Exercise material >>

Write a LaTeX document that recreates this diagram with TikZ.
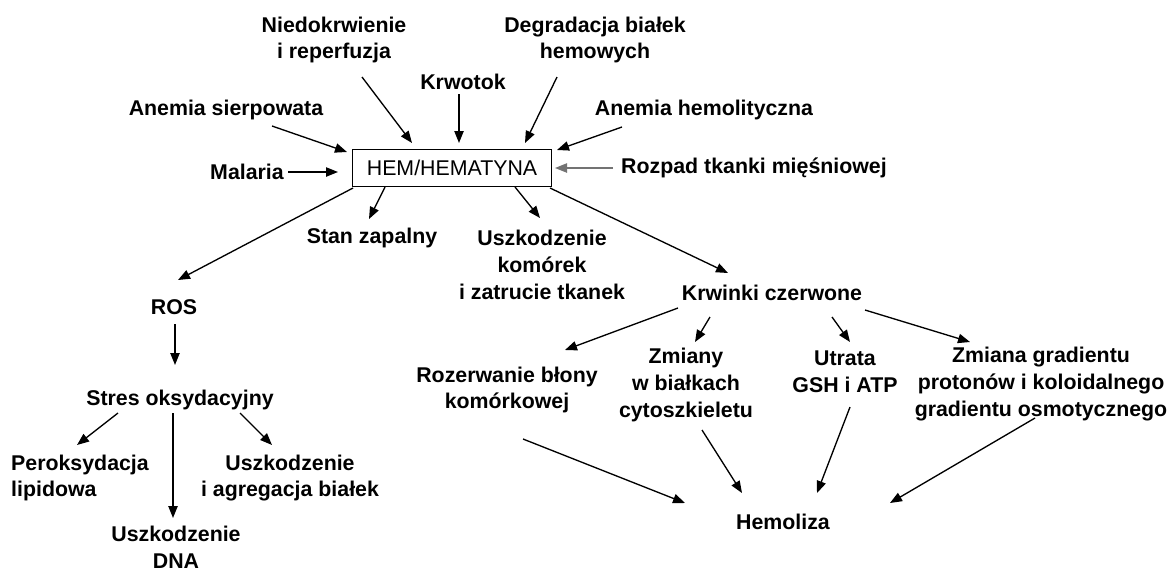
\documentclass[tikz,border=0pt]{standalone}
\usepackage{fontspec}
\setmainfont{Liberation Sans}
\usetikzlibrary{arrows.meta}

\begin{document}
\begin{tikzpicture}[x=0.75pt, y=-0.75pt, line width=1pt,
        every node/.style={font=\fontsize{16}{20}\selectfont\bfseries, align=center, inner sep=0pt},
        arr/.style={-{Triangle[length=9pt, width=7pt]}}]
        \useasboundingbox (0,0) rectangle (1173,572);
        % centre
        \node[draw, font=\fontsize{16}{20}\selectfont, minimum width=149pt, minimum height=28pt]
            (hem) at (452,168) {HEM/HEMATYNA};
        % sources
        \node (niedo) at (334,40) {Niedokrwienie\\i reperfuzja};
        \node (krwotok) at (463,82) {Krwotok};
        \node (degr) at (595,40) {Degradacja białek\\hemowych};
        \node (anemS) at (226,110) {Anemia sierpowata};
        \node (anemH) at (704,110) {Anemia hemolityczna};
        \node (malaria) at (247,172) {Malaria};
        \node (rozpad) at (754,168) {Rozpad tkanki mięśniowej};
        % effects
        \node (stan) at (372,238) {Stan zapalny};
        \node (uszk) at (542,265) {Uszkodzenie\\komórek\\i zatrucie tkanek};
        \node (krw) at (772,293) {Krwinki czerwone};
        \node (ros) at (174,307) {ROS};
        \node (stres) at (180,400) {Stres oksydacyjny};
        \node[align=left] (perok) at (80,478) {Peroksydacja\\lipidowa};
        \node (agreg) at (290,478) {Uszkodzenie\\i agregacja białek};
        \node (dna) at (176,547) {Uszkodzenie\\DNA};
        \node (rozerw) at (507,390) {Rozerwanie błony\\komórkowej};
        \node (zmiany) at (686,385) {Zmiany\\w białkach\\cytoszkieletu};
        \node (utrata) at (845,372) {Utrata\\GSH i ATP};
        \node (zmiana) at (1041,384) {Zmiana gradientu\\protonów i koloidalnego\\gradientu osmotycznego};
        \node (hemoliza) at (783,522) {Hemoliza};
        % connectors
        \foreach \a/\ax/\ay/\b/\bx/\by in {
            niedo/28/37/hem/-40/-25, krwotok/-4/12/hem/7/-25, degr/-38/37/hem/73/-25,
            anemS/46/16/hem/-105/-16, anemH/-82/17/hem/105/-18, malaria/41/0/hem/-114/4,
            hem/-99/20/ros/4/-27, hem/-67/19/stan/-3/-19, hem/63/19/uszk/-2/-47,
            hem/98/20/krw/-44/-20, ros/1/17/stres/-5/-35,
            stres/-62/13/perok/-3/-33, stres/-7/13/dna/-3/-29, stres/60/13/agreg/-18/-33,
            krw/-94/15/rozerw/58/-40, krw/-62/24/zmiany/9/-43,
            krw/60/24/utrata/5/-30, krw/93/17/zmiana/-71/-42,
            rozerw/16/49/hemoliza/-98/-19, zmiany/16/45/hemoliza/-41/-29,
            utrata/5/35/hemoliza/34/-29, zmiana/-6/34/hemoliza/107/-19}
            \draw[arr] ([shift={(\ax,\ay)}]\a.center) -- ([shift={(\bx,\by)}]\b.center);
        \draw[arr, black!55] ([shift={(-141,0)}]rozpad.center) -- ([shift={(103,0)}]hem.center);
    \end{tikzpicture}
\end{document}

---

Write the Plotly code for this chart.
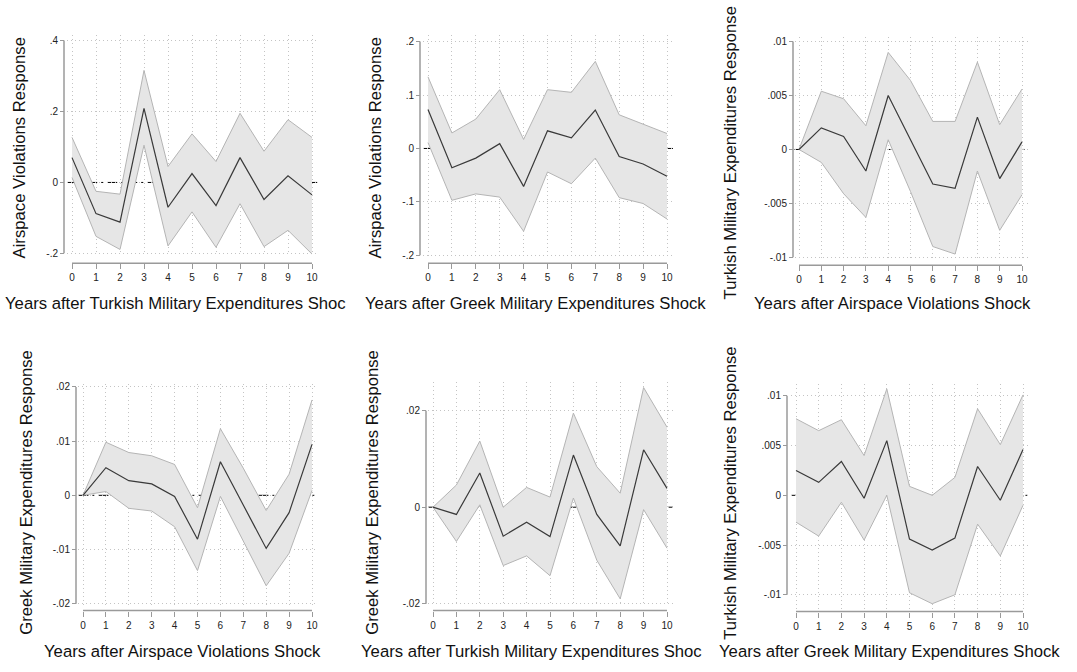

Task brief >>
Search the entries for the word "Write" and pick out every line that holds it.

Complete response >>
Write a LaTeX document that recreates this diagram with TikZ.
Write the Plotly code for this chart.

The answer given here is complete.